Modern Batik: From Culture to Couture

Modern Batik: From Culture to Couture
March 11, 2020
Kapten Batik Boutique

Kapten Batik Boutique

Farhan Omar and Mohamad Ekram Faiz, founders of Kapten Batik

Farhan Omar and Mohamad Ekram Faiz, founders of Kapten Batik

Batik Boutique

Batik Boutique

Brava Batik collections

Brava Batik collections

When it comes to contemporary Malaysian fashion, no other item has experienced more of a ‘glow up’ than batik. What had been a traditional garment, worn only by elders at home or to formal events, has exploded among the chic and trendy in Kuala Lumpur.

Driven by creative independent designers, this age-old artform – lightweight, beautiful and perfect for tropical weather - has been transformed into practical yet stylish outfits and accessories. Today, we see batik adorning anything from hair accessories and tote bags to shift dresses, easy shirts, drapey blouses, wrap skirts and more.


Reimagining batik for the modern Malaysian

Kapten Batik was founded by two engineers, Farhan Omar and Mohamad Ekram Faiz, who deviated from their career paths to make men’s shirts with batik sourced from various parts of the world. Their designs feature batik from as near as Terengganu and Kelantan to Cirebon and Pekalongan in Indonesia, and as far as Jaipur in India.

Speaking to the New Straits Times, Farhan described their method: “We went to places that are out of the way because we wanted to find prints that are unique and exclusive to us.

“We can’t use the same designs as other brands, because part of our plan is to make Kapten Batik the leader in men’s batik shirts.”

Using artisanal handicraft and traditional textiles, the ready-to-wear label focuses exclusively on creating slim fit men’s shirts with contemporary designs that meet the needs of young and sophisticated urban men. As a result, it has cultivated strong support from this demographic.
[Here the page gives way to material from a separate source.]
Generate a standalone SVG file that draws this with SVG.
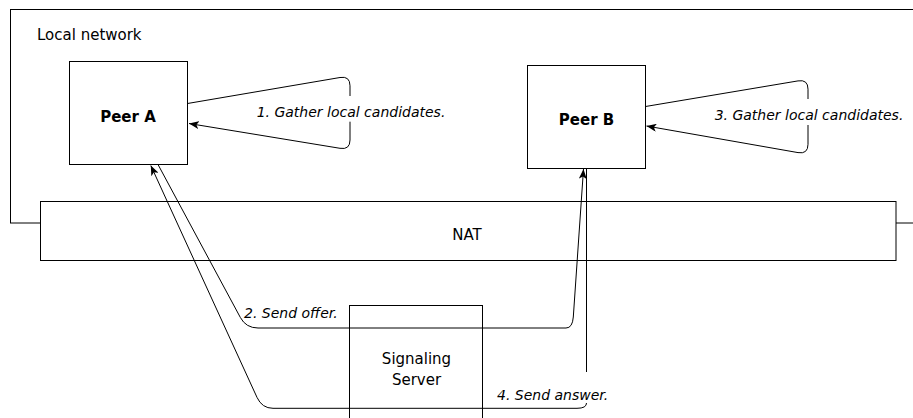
<svg xmlns="http://www.w3.org/2000/svg" width="913" height="418" viewBox="0 0 913 418">
<style>
.box{fill:#fff;stroke:#000;stroke-width:1}
.t{font-family:"DejaVu Sans",Verdana,sans-serif;fill:#000}
.lbl{font-family:"DejaVu Sans",Verdana,sans-serif;font-style:italic;font-size:14px;fill:#000}
.edge{fill:none;stroke:#000;stroke-width:1}
</style>
<defs>
<marker id="arr" viewBox="0 0 10 8" refX="10" refY="4" markerWidth="10" markerHeight="8" orient="auto" markerUnits="userSpaceOnUse">
<path d="M0,0 L10,4 L0,8 L2.5,4 Z" fill="#000"/>
</marker>
</defs>
<g id="local-network">
<rect class="box" x="10.5" y="9.5" width="920" height="213.5"/>
<text class="t" x="37" y="39.5" font-size="15">Local network</text>
</g>
<g id="nat">
<rect class="box" x="40.5" y="201.5" width="855.5" height="59"/>
<text class="t" x="467" y="240" font-size="15" text-anchor="middle">NAT</text>
</g>
<g id="peer-a">
<rect class="box" x="69.5" y="61.5" width="118" height="103"/>
<text class="t" x="128" y="121.5" font-size="15" font-weight="bold" text-anchor="middle">Peer A</text>
</g>
<g id="peer-b">
<rect class="box" x="527.5" y="65.5" width="118" height="103"/>
<text class="t" x="586.5" y="125" font-size="15" font-weight="bold" text-anchor="middle">Peer B</text>
</g>
<g id="signaling-server">
<rect class="box" x="349.5" y="305.5" width="133" height="140"/>
<text class="t" x="416.5" y="364" font-size="15" text-anchor="middle">Signaling</text>
<text class="t" x="416.5" y="385" font-size="15" text-anchor="middle">Server</text>
</g>
<g id="connectors">
<path class="edge" marker-end="url(#arr)" d="M187.5,103.5 L340,77.5 Q350,75.8 350,85.8 L350,96 M350,121.7 L350,140 Q350,150 340,148.3 L189,123.5"/>
<text class="lbl" x="351" y="117" text-anchor="middle">1. Gather local candidates.</text>
<path class="edge" marker-end="url(#arr)" d="M645.5,106.5 L798,80.9 Q808,79.2 808,89.2 L808,99 M808,125 L808,144.3 Q808,154.3 798,152.6 L646.5,126"/>
<text class="lbl" x="809" y="120" text-anchor="middle">3. Gather local candidates.</text>
<path class="edge" marker-end="url(#arr)" d="M158,164.5 L240.3,317.4 Q246,328 258,328 L566,328 Q572.5,328 573.3,317 L583.5,169"/>
<text class="lbl" x="244" y="318">2. Send offer.</text>
<path class="edge" marker-end="url(#arr)" d="M586.5,168.5 L586.5,372 M586.5,403 Q586.5,408.3 577,408.3 L273,408.3 Q262,408.3 257,397.4 L150.8,165.5"/>
<text class="lbl" x="497" y="399.5">4. Send answer.</text>
</g>
</svg>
This includes KL-based content creator, Rafael Stale, who remembers batik as loose-fitting silk with bright hand-drawn designs that his father would wear to work and formal events, which differs significantly from his own tastes.

“For my generation, we prefer fitted cuts, more muted colour schemes and block prints,” Rafael shares.   
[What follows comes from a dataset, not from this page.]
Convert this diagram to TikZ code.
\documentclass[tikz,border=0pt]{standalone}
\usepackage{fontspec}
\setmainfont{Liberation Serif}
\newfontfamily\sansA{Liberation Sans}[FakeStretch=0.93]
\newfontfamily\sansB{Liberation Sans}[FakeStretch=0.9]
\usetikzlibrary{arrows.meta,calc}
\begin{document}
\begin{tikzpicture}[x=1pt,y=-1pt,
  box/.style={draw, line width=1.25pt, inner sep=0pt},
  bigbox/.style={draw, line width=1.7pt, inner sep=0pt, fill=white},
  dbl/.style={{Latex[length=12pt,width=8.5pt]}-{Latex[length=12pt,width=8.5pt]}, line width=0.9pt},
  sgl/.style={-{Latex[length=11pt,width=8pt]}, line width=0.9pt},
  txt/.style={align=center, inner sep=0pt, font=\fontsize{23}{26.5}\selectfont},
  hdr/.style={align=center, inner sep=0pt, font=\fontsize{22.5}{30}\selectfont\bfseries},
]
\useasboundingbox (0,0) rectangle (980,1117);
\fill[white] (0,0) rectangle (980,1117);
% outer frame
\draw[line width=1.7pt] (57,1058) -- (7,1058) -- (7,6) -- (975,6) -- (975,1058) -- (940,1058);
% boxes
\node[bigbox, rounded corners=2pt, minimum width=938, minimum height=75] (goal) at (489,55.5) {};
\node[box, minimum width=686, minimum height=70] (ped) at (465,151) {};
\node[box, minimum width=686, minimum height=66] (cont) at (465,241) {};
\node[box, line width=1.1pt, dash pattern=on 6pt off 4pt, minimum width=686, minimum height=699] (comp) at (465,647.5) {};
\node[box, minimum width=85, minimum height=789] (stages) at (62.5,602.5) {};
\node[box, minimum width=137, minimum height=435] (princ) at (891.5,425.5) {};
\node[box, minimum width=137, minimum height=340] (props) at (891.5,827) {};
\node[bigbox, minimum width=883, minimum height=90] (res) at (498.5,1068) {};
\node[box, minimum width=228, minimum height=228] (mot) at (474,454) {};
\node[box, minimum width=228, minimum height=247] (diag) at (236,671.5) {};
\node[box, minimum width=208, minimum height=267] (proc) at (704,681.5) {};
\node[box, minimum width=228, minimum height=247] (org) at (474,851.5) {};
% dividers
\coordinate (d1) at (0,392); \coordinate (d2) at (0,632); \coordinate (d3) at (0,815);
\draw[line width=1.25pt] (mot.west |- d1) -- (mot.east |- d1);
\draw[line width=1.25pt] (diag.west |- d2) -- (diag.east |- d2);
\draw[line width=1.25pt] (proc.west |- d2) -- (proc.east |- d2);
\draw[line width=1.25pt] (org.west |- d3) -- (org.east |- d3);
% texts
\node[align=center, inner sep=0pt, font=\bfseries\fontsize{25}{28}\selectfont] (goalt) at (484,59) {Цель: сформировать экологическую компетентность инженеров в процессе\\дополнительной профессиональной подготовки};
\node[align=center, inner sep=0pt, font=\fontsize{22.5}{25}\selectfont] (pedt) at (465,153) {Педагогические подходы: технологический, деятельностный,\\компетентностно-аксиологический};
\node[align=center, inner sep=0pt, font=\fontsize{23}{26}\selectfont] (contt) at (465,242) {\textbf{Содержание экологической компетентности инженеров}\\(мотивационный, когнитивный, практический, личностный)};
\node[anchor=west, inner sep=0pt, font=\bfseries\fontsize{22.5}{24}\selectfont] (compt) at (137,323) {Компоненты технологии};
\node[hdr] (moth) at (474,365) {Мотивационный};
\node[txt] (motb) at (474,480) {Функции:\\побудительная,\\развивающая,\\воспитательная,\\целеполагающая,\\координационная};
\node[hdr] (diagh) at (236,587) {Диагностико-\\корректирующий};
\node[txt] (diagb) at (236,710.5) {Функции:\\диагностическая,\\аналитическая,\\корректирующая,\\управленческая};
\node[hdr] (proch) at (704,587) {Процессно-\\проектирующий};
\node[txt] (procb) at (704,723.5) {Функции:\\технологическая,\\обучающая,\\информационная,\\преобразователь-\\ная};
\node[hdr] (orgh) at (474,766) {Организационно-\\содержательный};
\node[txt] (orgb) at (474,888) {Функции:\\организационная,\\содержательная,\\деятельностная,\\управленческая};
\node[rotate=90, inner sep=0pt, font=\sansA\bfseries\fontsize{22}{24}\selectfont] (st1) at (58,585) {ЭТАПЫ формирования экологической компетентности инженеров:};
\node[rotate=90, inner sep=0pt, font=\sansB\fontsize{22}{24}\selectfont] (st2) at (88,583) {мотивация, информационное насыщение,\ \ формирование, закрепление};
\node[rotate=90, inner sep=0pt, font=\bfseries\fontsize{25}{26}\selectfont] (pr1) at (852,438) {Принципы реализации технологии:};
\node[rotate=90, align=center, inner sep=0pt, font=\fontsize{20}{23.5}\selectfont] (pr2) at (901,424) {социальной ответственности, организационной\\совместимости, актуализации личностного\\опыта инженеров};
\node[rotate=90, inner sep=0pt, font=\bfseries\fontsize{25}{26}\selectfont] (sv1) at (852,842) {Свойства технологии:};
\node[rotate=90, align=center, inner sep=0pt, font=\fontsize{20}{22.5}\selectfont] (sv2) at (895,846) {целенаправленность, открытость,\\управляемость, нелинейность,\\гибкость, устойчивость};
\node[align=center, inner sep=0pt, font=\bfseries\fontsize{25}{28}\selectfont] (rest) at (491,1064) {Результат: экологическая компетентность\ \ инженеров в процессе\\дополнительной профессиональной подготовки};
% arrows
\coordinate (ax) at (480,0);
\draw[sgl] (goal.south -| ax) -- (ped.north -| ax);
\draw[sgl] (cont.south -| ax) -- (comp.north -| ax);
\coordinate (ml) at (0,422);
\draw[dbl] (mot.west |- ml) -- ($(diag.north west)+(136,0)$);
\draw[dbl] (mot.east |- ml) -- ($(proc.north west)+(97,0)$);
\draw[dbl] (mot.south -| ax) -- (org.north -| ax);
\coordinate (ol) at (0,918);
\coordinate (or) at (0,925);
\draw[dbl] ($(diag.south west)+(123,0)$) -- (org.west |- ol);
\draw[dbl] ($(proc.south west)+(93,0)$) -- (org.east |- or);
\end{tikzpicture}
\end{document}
“Kapten Batik offers well-tailored shirts with a variety of patterns and materials, so I can always find something elegant to suit me,” he adds.  

Meanwhile, Brava Batik caters to the modern woman in a tropical climate. Popular for its

trademark reversible slip-on summer dresses, the label makes full use of the material’s lightweight qualities that are so perfect for the hot and humid weather of Malaysia.
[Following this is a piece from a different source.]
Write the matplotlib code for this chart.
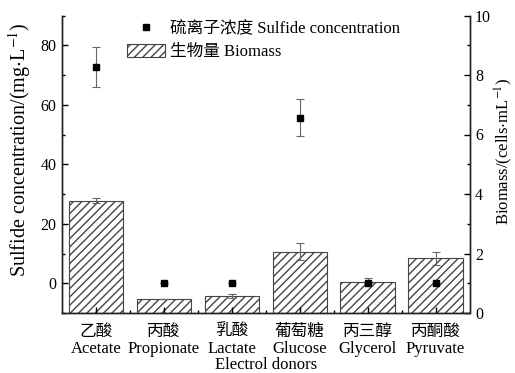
import matplotlib
matplotlib.use('Agg')
import matplotlib.pyplot as plt
from matplotlib.patches import Patch
from matplotlib.lines import Line2D
from matplotlib.ticker import MultipleLocator

plt.rcParams['font.family'] = ['Liberation Serif', 'Noto Sans CJK SC']
plt.rcParams['mathtext.fontset'] = 'stix'
plt.rcParams['axes.unicode_minus'] = False

categories_zh = ['乙酸', '丙酸', '乳酸', '葡萄糖', '丙三醇', '丙酮酸']
categories_en = ['Acetate', 'Propionate', 'Lactate', 'Glucose', 'Glycerol', 'Pyruvate']
sulfide = [72.7, 0.0, 0.0, 55.7, 0.0, 0.0]
sulfide_err = [6.6, 0.0, 0.0, 6.2, 0.0, 0.0]
biomass = [3.78, 0.48, 0.58, 2.06, 1.05, 1.84]
biomass_err = [0.08, 0.0, 0.06, 0.28, 0.14, 0.21]

x = list(range(len(categories_en)))
labels = [f'{z}\n{e}' for z, e in zip(categories_zh, categories_en)]

fig = plt.figure(figsize=(5.15, 3.73), dpi=100)
ax = fig.add_axes([62 / 515, 60 / 373, (469.5 - 62) / 515, (313 - 15.5) / 373])
ax2 = ax.twinx()

edge = '#444444'
ax2.bar(x, biomass, width=0.8, color='white', edgecolor=edge, hatch='////',
        linewidth=0.8, zorder=2)
ax2.errorbar(x, biomass, yerr=biomass_err, fmt='none', ecolor='#666666',
             elinewidth=0.8, capsize=3, capthick=0.8, zorder=3)

ax.errorbar(x, sulfide, yerr=sulfide_err, fmt='s', color='black',
            markersize=5, ecolor='#666666', elinewidth=0.8, capsize=3,
            capthick=0.8, zorder=5)

ax.set_zorder(ax2.get_zorder() + 1)
ax.patch.set_visible(False)

ax.set_xlim(-0.5, 5.5)
ax.set_ylim(-10, 90)
ax2.set_ylim(0, 10)

ax.set_xticks(x)
ax.set_xticklabels(labels, fontsize=12, linespacing=1.05)
ax.set_xticks([i + 0.5 for i in x[:-1]], minor=True)
ax.yaxis.set_major_locator(MultipleLocator(20))
ax.yaxis.set_minor_locator(MultipleLocator(10))
ax2.yaxis.set_major_locator(MultipleLocator(2))
ax2.yaxis.set_minor_locator(MultipleLocator(1))
ax.set_yticks([0, 20, 40, 60, 80])

for a in (ax, ax2):
    a.spines['top'].set_visible(False)
    for s in a.spines.values():
        s.set_linewidth(1.0)
        s.set_color('#222222')
ax.tick_params(axis='both', which='major', direction='in', length=4, width=1,
               labelsize=11.5, pad=4, top=False)
ax.tick_params(axis='both', which='minor', direction='in', length=2.5, width=1, top=False)
ax.tick_params(axis='x', which='major', labelsize=12, pad=8)
ax2.tick_params(axis='y', which='major', direction='in', length=4, width=1,
                labelsize=11.5, pad=4)
ax2.tick_params(axis='y', which='minor', direction='in', length=2.5, width=1)

ax.set_ylabel(r'Sulfide concentration/(mg$\cdot$L$^{-1}$)', fontsize=14.5)
ax.yaxis.set_label_coords(-0.072, 0.55)
ax2.set_ylabel(r'Biomass/(cells$\cdot$mL$^{-1}$)', fontsize=12, rotation=90)
ax2.yaxis.set_label_coords(1.056, 0.545)
ax.set_xlabel('Electrol donors', fontsize=12, labelpad=0)

handles = [Line2D([], [], marker='s', color='black', linestyle='none', markersize=5),
           Patch(facecolor='white', edgecolor=edge, hatch='////', linewidth=0.8)]
leg_labels = ['硫离子浓度 Sulfide concentration', '生物量 Biomass']
ax.legend(handles, leg_labels, loc='upper left', bbox_to_anchor=(127 / 515, 1 - 21 / 373),
          bbox_transform=fig.transFigure, frameon=False, fontsize=12,
          borderpad=0, borderaxespad=0, handlelength=2.3, handleheight=0.9,
          handletextpad=0.25, labelspacing=0.35)

fig.savefig('out.png', dpi=100)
Founder, Raz Bahari, grew up watching her mother wear batik sarongs every day and was fascinated by the textile and the process to create it. She observed what white-collar professionals wore to work and was surprised that there was very little batik. So, she designed her own dress from batik material bought on holiday in Terengganu and received numerous queries as to its provenance.

From there, Brava Batik was born, and very quickly received a strong reception, gaining exposure from the media and included in Malaysia Tourism Centre’s (MaTIC)’s annual Batik Fest last year.


Social impact

The versatility and elegance of Batik has even encouraged the founding of social enterprises like Batik Boutique, an initiative that employs local artisans to create beautiful and contemporary batik apparel with an outlet in Kuala Lumpur and an online store that ships internationally.

Thanks to the creativity of fashion entrepreneurs, batik has been reborn, melding a timeless tradition with modern aesthetic appeal so that it can be worn by anyone, anywhere, today. Beyond becoming a fit for purpose apparel that locals can wear for work and leisure, batik is claiming its position as a Malaysian heritage textile fit for the global market.